But those were lessons they learned from and are believed to have gotten better because of. This year, while Brooks has kept the training wheels attached to younger players like Reggie Jackson, the Spurs have been busy preparing for more playoff battles.
When the Spurs lost on a buzzer-beater at Memphis on Monday, the second time in as many nights they fell in that fashion, Popovich didn't panic. He instead looked to the future and figured it would help. San Antonio went on the road without the help of Ginobili, Duncan and Leonard, three of its best four players, and took a tough-nosed Grizzlies squad down to the wire.
“If they have the character I know they have, this is all going in the computer,” Popovich told reporters after the Grizzlies loss. “It will make them smarter and make them make the right decisions come playoff time hopefully.”
That could be the Thunder's worst nightmare.
“You can just tell they're just playing with more confidence,” Brooks said of San Antonio's role players. “They do a great job of developing their players, and they don't get enough credit for it.”
Which is why winning home-court advantage could be so pivotal to the Thunder.
Role players historically perform better at home as opposed to on the road.

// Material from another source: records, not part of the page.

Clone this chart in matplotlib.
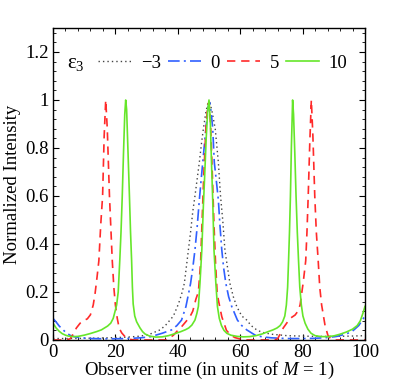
import matplotlib
matplotlib.use("Agg")
import matplotlib.pyplot as plt
from matplotlib.ticker import MultipleLocator, FuncFormatter

plt.rcParams["font.family"] = ["Liberation Serif", "DejaVu Serif"]
plt.rcParams["mathtext.fontset"] = "custom"
plt.rcParams["mathtext.rm"] = "Liberation Serif"
plt.rcParams["mathtext.it"] = "Liberation Serif:italic"
plt.rcParams["font.size"] = 13.5

# eps3 = -3 (dotted)
t_m3 = [0, 5, 10, 15, 20, 24, 28, 31, 34.3, 36, 37.5, 38.6, 40.2, 41.2, 42.1,
        43.4, 44.1, 44.8, 45.5, 46.2, 46.9, 47.6, 48.2, 49.0, 49.7, 50.3, 51.0,
        52.0, 52.5, 53.0, 53.7, 54.4, 55.1, 56.7, 57.8, 58.9, 60.5, 62.1, 63.5,
        65.3, 67, 70, 75, 80, 85, 90, 95, 100]
I_m3 = [0.006, 0.006, 0.007, 0.008, 0.010, 0.012, 0.016, 0.024, 0.042, 0.060,
        0.083, 0.10, 0.15, 0.19, 0.236, 0.375, 0.45, 0.535, 0.60, 0.67, 0.74,
        0.82, 0.88, 0.95, 0.99, 0.99, 0.95, 0.88, 0.81, 0.74, 0.60, 0.50, 0.375,
        0.236, 0.18, 0.139, 0.10, 0.083, 0.06, 0.042, 0.032, 0.024, 0.018,
        0.016, 0.015, 0.015, 0.016, 0.018]

# eps3 = 0 (dash-dot)
t_0 = [0, 1, 2, 3, 4, 5.4, 7, 9, 12, 16, 20, 24, 28, 31, 33.2, 35, 36.5, 38.0,
       39.7, 41.2, 42.6, 43.4, 44.1, 44.8, 45.5, 46.2, 46.9, 47.5, 48.0, 49.0,
       49.7, 50.2, 50.7, 51.2, 51.7, 52.3, 53.0, 53.5, 54.1, 54.7, 55.4, 56.3,
       57.3, 59.1, 60.5, 62.1, 64.7, 67, 70, 75, 80, 84, 88, 91, 94, 96, 98, 100]
I_0 = [0.09, 0.075, 0.058, 0.045, 0.033, 0.02, 0.013, 0.009, 0.006, 0.005,
       0.005, 0.006, 0.009, 0.013, 0.021, 0.028, 0.035, 0.042, 0.06, 0.083,
       0.139, 0.19, 0.236, 0.30, 0.375, 0.47, 0.583, 0.67, 0.74, 0.88, 0.97,
       0.99, 0.95, 0.88, 0.74, 0.67, 0.583, 0.48, 0.375, 0.30, 0.236, 0.18,
       0.139, 0.083, 0.06, 0.042, 0.021, 0.013, 0.009, 0.006, 0.006, 0.007,
       0.010, 0.015, 0.025, 0.037, 0.06, 0.10]

# eps3 = 5 (dashed)
t_5 = [0, 4, 5.5, 6.5, 7.5, 8.7, 10, 11, 12, 12.9, 13.5, 14.1, 14.7, 15.3,
       15.9, 16.4, 16.9, 17.4, 18.1, 18.6, 19.0, 19.5, 20.0, 20.6, 21.2, 22,
       23, 24, 25, 26, 36, 37, 38.6, 40, 41.2, 42.5, 43.9, 44.8, 45.8, 46.6,
       47.3, 47.8, 48.3, 49.0, 49.6, 50.0, 50.5, 51.1, 51.6, 52.1, 52.6, 53.0,
       54.1, 55.6, 57, 58.3, 60, 61.5, 71, 72, 73.8, 75, 76, 77.6, 78.5, 79.2,
       80.2, 81.0, 81.4, 81.8, 82.3, 82.8, 83.3, 83.9, 84.4, 85.0, 85.5, 86.1,
       87.2, 88.1, 89, 90, 100]
I_5 = [0.0, 0.0, 0.005, 0.025, 0.05, 0.07, 0.082, 0.088, 0.105, 0.146, 0.195,
       0.26, 0.33, 0.48, 0.60, 0.85, 1.0, 0.88, 0.60, 0.45, 0.33, 0.22, 0.146,
       0.09, 0.05, 0.03, 0.015, 0.006, 0.002, 0.0, 0.0, 0.005, 0.02, 0.04,
       0.055, 0.075, 0.097, 0.12, 0.17, 0.20, 0.32, 0.5, 0.68, 0.88, 0.98,
       0.99, 0.90, 0.68, 0.48, 0.32, 0.20, 0.167, 0.097, 0.04, 0.02, 0.01,
       0.004, 0.0, 0.0, 0.005, 0.05, 0.072, 0.09, 0.104, 0.12, 0.146, 0.24,
       0.33, 0.45, 0.6, 0.82, 1.0, 0.85, 0.6, 0.45, 0.33, 0.22, 0.146, 0.06,
       0.02, 0.005, 0.0, 0.0]

# eps3 = 10 (solid)
t_10 = [0, 1, 2, 3, 4, 5, 6.5, 8, 10, 12, 14, 15.5, 16.5, 17.5, 18.5, 19.3,
        19.9, 20.4, 20.9, 21.4, 21.8, 22.2, 22.6, 23.0, 23.3, 23.6, 24.0, 24.5,
        24.85, 25.2, 25.45, 25.7, 26.2, 26.8, 27.9, 28.7, 29.5, 31, 33, 35, 37,
        39, 41, 42.5, 43.5, 44.5, 45.5, 46.1, 46.6, 47.1, 47.7, 48.2, 48.6,
        49.1, 49.6, 50.0, 50.4, 50.8, 51.2, 51.6, 52.2, 52.7, 53.3, 54.0, 54.8,
        55.7, 57, 59, 61, 63, 65, 67, 69, 70.5, 71.8, 72.8, 73.6, 74.3, 74.8,
        75.2, 75.5, 75.8, 76.1, 76.4, 76.8, 77.1, 77.5, 77.9, 78.3, 78.7, 79.1,
        79.6, 80.1, 80.8, 81.7, 82.7, 84, 86, 88, 90, 92, 94, 96, 97.5, 98.5,
        99.3, 100]
I_10 = [0.07, 0.05, 0.036, 0.026, 0.02, 0.016, 0.014, 0.015, 0.02, 0.027,
        0.035, 0.042, 0.05, 0.058, 0.07, 0.09, 0.12, 0.146, 0.20, 0.33, 0.45,
        0.60, 0.78, 0.94, 1.0, 0.96, 0.80, 0.60, 0.45, 0.33, 0.22, 0.15, 0.10,
        0.076, 0.05, 0.035, 0.025, 0.016, 0.012, 0.013, 0.018, 0.026, 0.035,
        0.043, 0.05, 0.062, 0.083, 0.11, 0.14, 0.236, 0.375, 0.56, 0.68, 0.84,
        0.96, 1.0, 0.92, 0.74, 0.58, 0.375, 0.236, 0.14, 0.09, 0.06, 0.04,
        0.028, 0.02, 0.015, 0.013, 0.014, 0.018, 0.025, 0.035, 0.042, 0.05,
        0.06, 0.076, 0.10, 0.146, 0.22, 0.33, 0.45, 0.6, 0.8, 1.0, 0.94, 0.78,
        0.6, 0.45, 0.33, 0.22, 0.146, 0.1, 0.07, 0.045, 0.028, 0.018, 0.014,
        0.014, 0.017, 0.024, 0.033, 0.045, 0.06, 0.08, 0.11, 0.14]

labels = ["\u22123", "0", "5", "10"]

fig = plt.figure(figsize=(4.03, 3.82), dpi=100)
ax = fig.add_axes([0.1315, 0.110, 0.7742, 0.8167])

ax.plot(t_m3, I_m3, color="#444444", lw=1.0, ls=(0, (1, 2.2)), label=labels[0])
ax.plot(t_0, I_0, color="#3060ff", lw=1.2, ls=(0, (7, 2.5, 1.2, 2.5)), label=labels[1])
ax.plot(t_5, I_5, color="#ff2a2a", lw=1.2, ls=(0, (5, 3.5)), label=labels[2])
ax.plot(t_10, I_10, color="#66e62a", lw=1.2, label=labels[3])

ax.set_xlim(0, 100)
ax.set_ylim(0, 1.3)
ax.xaxis.set_major_locator(MultipleLocator(20))
ax.xaxis.set_minor_locator(MultipleLocator(4))
ax.yaxis.set_major_locator(MultipleLocator(0.2))
ax.yaxis.set_minor_locator(MultipleLocator(0.04))
ax.yaxis.set_major_formatter(FuncFormatter(lambda v, p: "%g" % round(v, 2)))
ax.tick_params(which="both", direction="in", top=True, right=True)
ax.tick_params(which="major", length=4, width=0.8, labelsize=13.5, pad=3)
ax.tick_params(which="minor", length=2, width=0.6)
for s in ax.spines.values():
    s.set_linewidth(1.0)

ax.set_xlabel(r"Observer time (in units of $M$ = 1)", fontsize=13.5, labelpad=-1)
ax.set_ylabel("Normalized Intensity", fontsize=13.5, labelpad=3)

ax.text(0.045, 0.885, "\u03b5$_3$", transform=ax.transAxes, fontsize=15,
        va="center", ha="left")
ax.legend(loc="center left", bbox_to_anchor=(0.144, 0.888), ncol=4,
          frameon=False, handlelength=1.8, handletextpad=0.5,
          columnspacing=0.35, borderpad=0, borderaxespad=0, fontsize=13.5)

fig.savefig("out.png", dpi=100)
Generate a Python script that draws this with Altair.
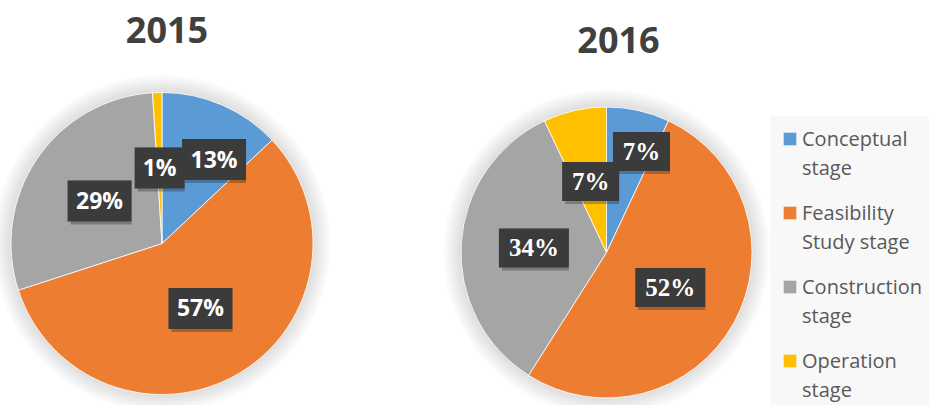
import altair as alt
import pandas as pd

# ---- data ----
stages = ["Conceptual stage", "Feasibility Study stage", "Construction stage", "Operation stage"]
legend_labels = ["Conceptual\nstage", "Feasibility\nStudy stage", "Construction\nstage", "Operation\nstage"]
years = ["2015", "2016"]
share_2015 = [13, 57, 29, 1]
share_2016 = [7, 52, 34, 7]
colors = ["#5B9BD5", "#ED7D31", "#A5A5A5", "#FFC000"]

TEXT_DARK = "#404040"
BOX = "#3b3b3b"


def pie_panel(year, values, W, cx, cy, R, title_x, title_base, font, fsize, text_dy,
              box_h, box_w0, box_wc, first_shift_deg, first_f):
    df = pd.DataFrame({"stage": stages, "value": values, "order": list(range(len(stages)))})
    xs = alt.Scale(domain=[-1, 1], range=[cx - R, cx + R])
    ys = alt.Scale(domain=[-1, 1], range=[cy + R, cy - R])
    base = alt.Chart(df)
    color = alt.Color("stage:N", scale=alt.Scale(domain=stages, range=colors), legend=None)
    center = dict(x=alt.XDatum(0, scale=xs, axis=None), y=alt.YDatum(0, scale=ys, axis=None))
    theta = alt.Theta("value:Q", stack=True)

    layers = []
    # soft shadow halo
    for k in range(1, 9):
        layers.append(
            base.mark_arc(outerRadius=R + 2.2 * k, color="black", opacity=0.014,
                          strokeWidth=0, clip=True)
            .encode(theta=theta, order="order:Q", **center)
        )
    layers.append(
        base.mark_arc(outerRadius=R, stroke="white", strokeWidth=0.8)
        .encode(theta=theta, color=color, order="order:Q", **center)
    )

    lab = (
        base.transform_joinaggregate(total="sum(value)")
        .transform_window(cum="sum(value)", sort=[alt.SortField("order")], frame=[None, 0])
        .transform_calculate(
            label="datum.value + '%'",
            ang=f"(datum.cum - datum.value/2)/datum.total*2*PI + (datum.order == 0 ? {first_shift_deg}*PI/180 : 0)",
            f=f"datum.order == 0 ? {first_f} : 0.5",
        )
        .transform_calculate(
            lx="datum.f*sin(datum.ang)",
            ly="datum.f*cos(datum.ang)",
            hw=f"({box_w0} + {box_wc}*length(datum.label))/2/{R}",
            hh=f"{box_h}/2/{R}",
        )
        .transform_calculate(
            x0="datum.lx - datum.hw", x1="datum.lx + datum.hw",
            y0="datum.ly - datum.hh", y1="datum.ly + datum.hh",
        )
    )
    box_enc = dict(
        x=alt.X("x0:Q", scale=xs, axis=None), x2="x1:Q",
        y=alt.Y("y0:Q", scale=ys, axis=None), y2="y1:Q",
    )
    layers.append(lab.mark_rect(color="black", opacity=0.25, xOffset=3, yOffset=3).encode(**box_enc))
    layers.append(lab.mark_rect(color=BOX).encode(**box_enc))
    layers.append(
        lab.mark_text(font=font, fontSize=fsize, fontWeight="bold", color="white",
                      baseline="alphabetic", align="center", dy=text_dy)
        .encode(x=alt.X("lx:Q", scale=xs, axis=None), y=alt.Y("ly:Q", scale=ys, axis=None),
                text="label:N")
    )
    layers.append(
        base.transform_filter("datum.order == 0")
        .mark_text(font="Open Sans", fontSize=36, fontWeight="bold", color=TEXT_DARK,
                   baseline="alphabetic", align="center")
        .encode(x=alt.value(title_x), y=alt.value(title_base), text=alt.value(year))
    )
    return alt.layer(*layers).properties(width=W, height=405)


p1 = pie_panel(years[0], share_2015, 440, 162, 243.5, 151, 167, 43,
               "Open Sans", 23, 8, 41, 22, 14, 8.4, 0.654)
p2 = pie_panel(years[1], share_2016, 330, 166.5, 252.5, 145.5, 178.5, 53,
               "Liberation Serif", 25, 8.5, 39, 31, 13, 6.5, 0.735)

# ---- legend panel ----
ldf = pd.DataFrame({"stage": stages, "label": legend_labels, "order": list(range(len(stages)))})
lbase = alt.Chart(ldf)
lys = alt.Scale(domain=stages, range=[139, 361], padding=0)
bg = (
    lbase.transform_filter("datum.order == 0")
    .mark_rect(color="#f8f8f8")
    .encode(x=alt.value(0), x2=alt.value(159), y=alt.value(116), y2=alt.value(405))
)
sq = lbase.mark_square(size=160, opacity=1).encode(
    x=alt.value(20),
    y=alt.Y("stage:N", scale=lys, axis=None),
    color=alt.Color("stage:N", scale=alt.Scale(domain=stages, range=colors), legend=None),
)
txt = lbase.mark_text(
    font="Open Sans", fontSize=20, color="#595959", align="left", baseline="alphabetic",
    lineBreak="\n", lineHeight=29, dy=7,
).encode(x=alt.value(32), y=alt.Y("stage:N", scale=lys, axis=None), text="label:N")
legend = alt.layer(bg, sq, txt).properties(width=159, height=405)

chart = (
    alt.hconcat(p1, p2, legend, spacing=0)
    .resolve_scale(x="independent", y="independent")
    .properties(padding=0)
    .configure_view(strokeWidth=0)
)

chart.save("out.html", embed_options={"renderer": "svg", "actions": False})
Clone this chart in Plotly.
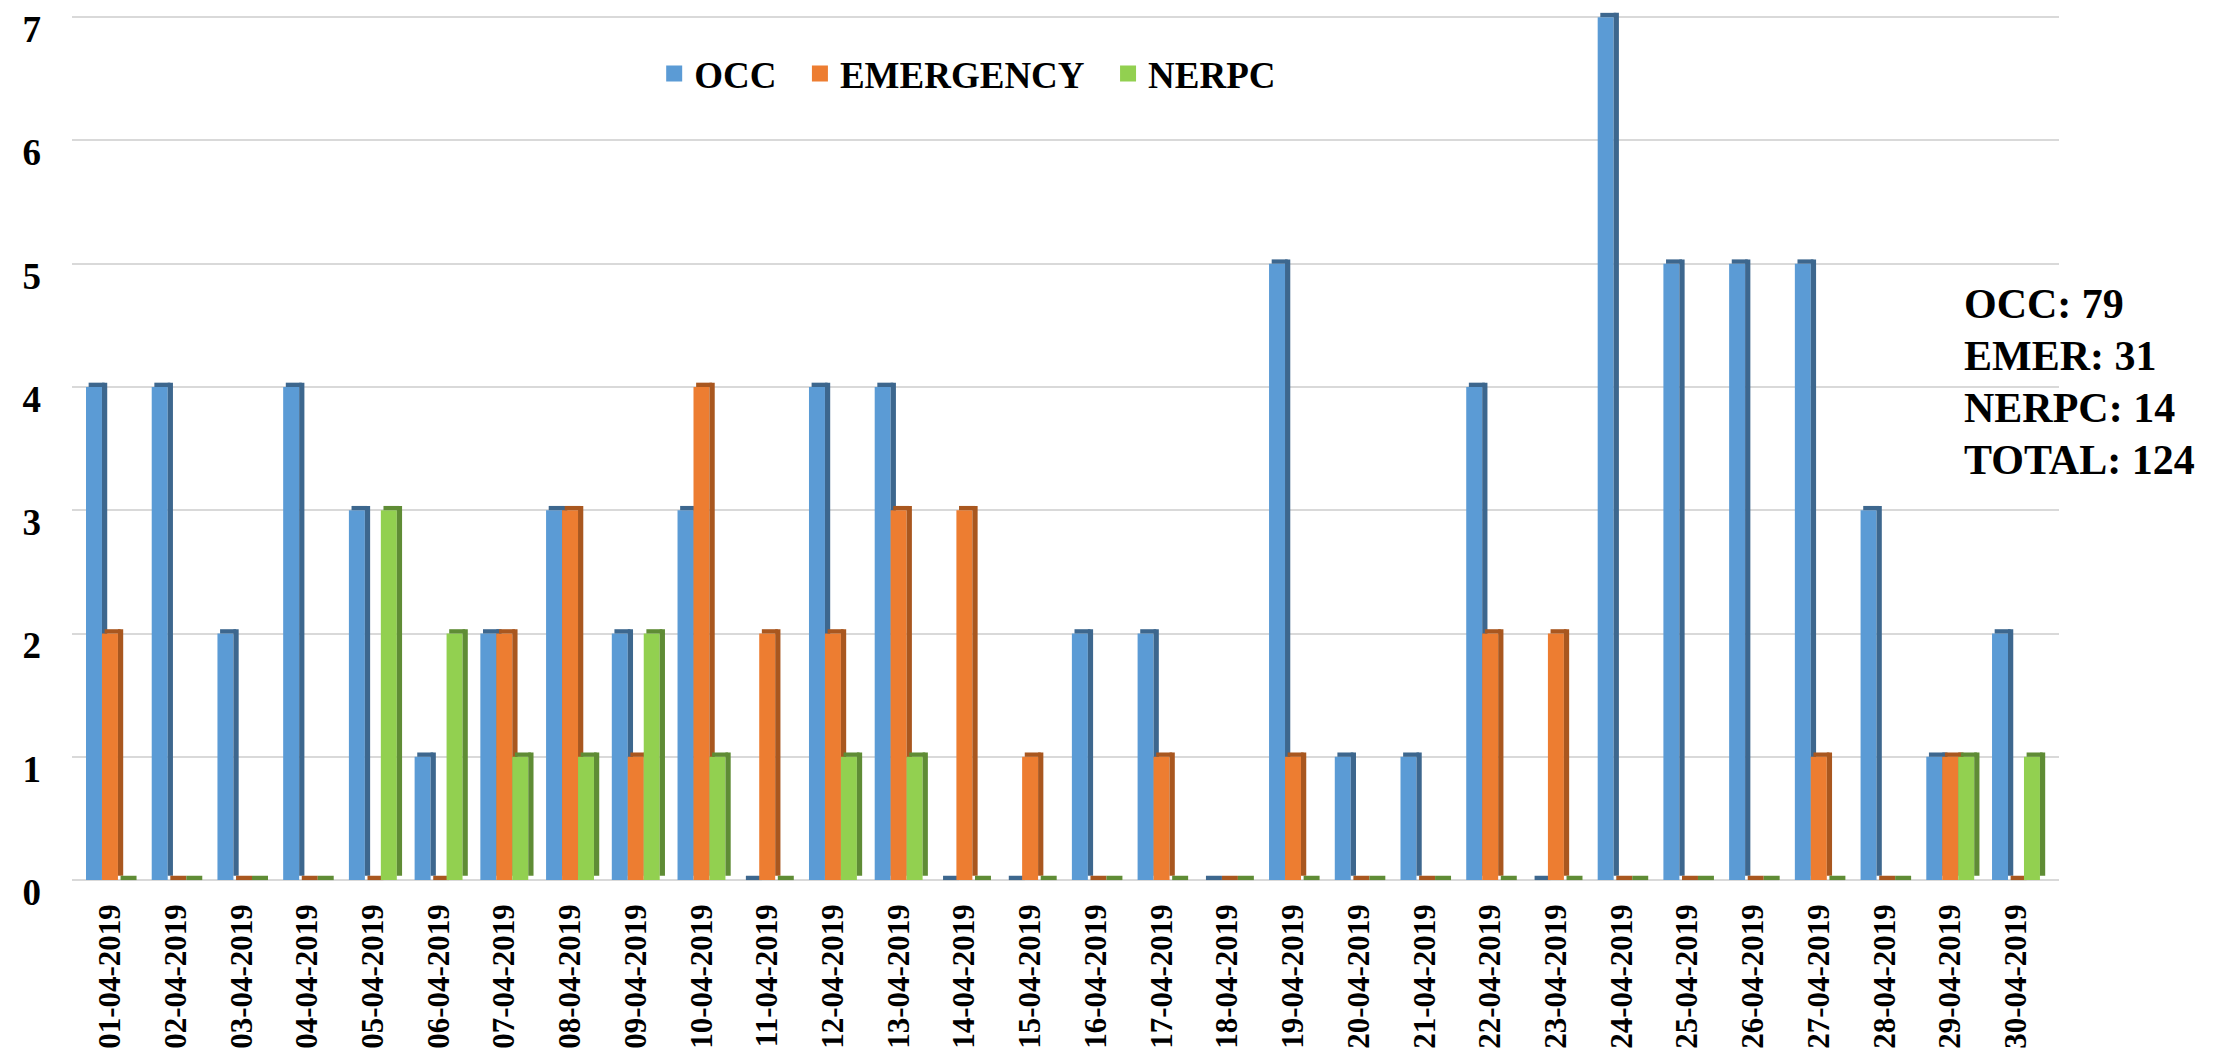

Last year, Leonard, Green and Splitter combined to average 20.3 points, 14.3 rebounds and 3.7 assists in the Spurs' three conference finals home games. They mustered just 11.6 points, 8.7 rebounds and two assists in Oklahoma City. Some of the drop-off was a result of Splitter and Green being benched. But their benching also was a byproduct of their drop-off.
Given all that has changed since June, grabbing home-court advantage ultimately could be the Thunder's saving grace in a potential rematch with the Spurs.
And this final meeting Thursday night very well could be the contest that decides it.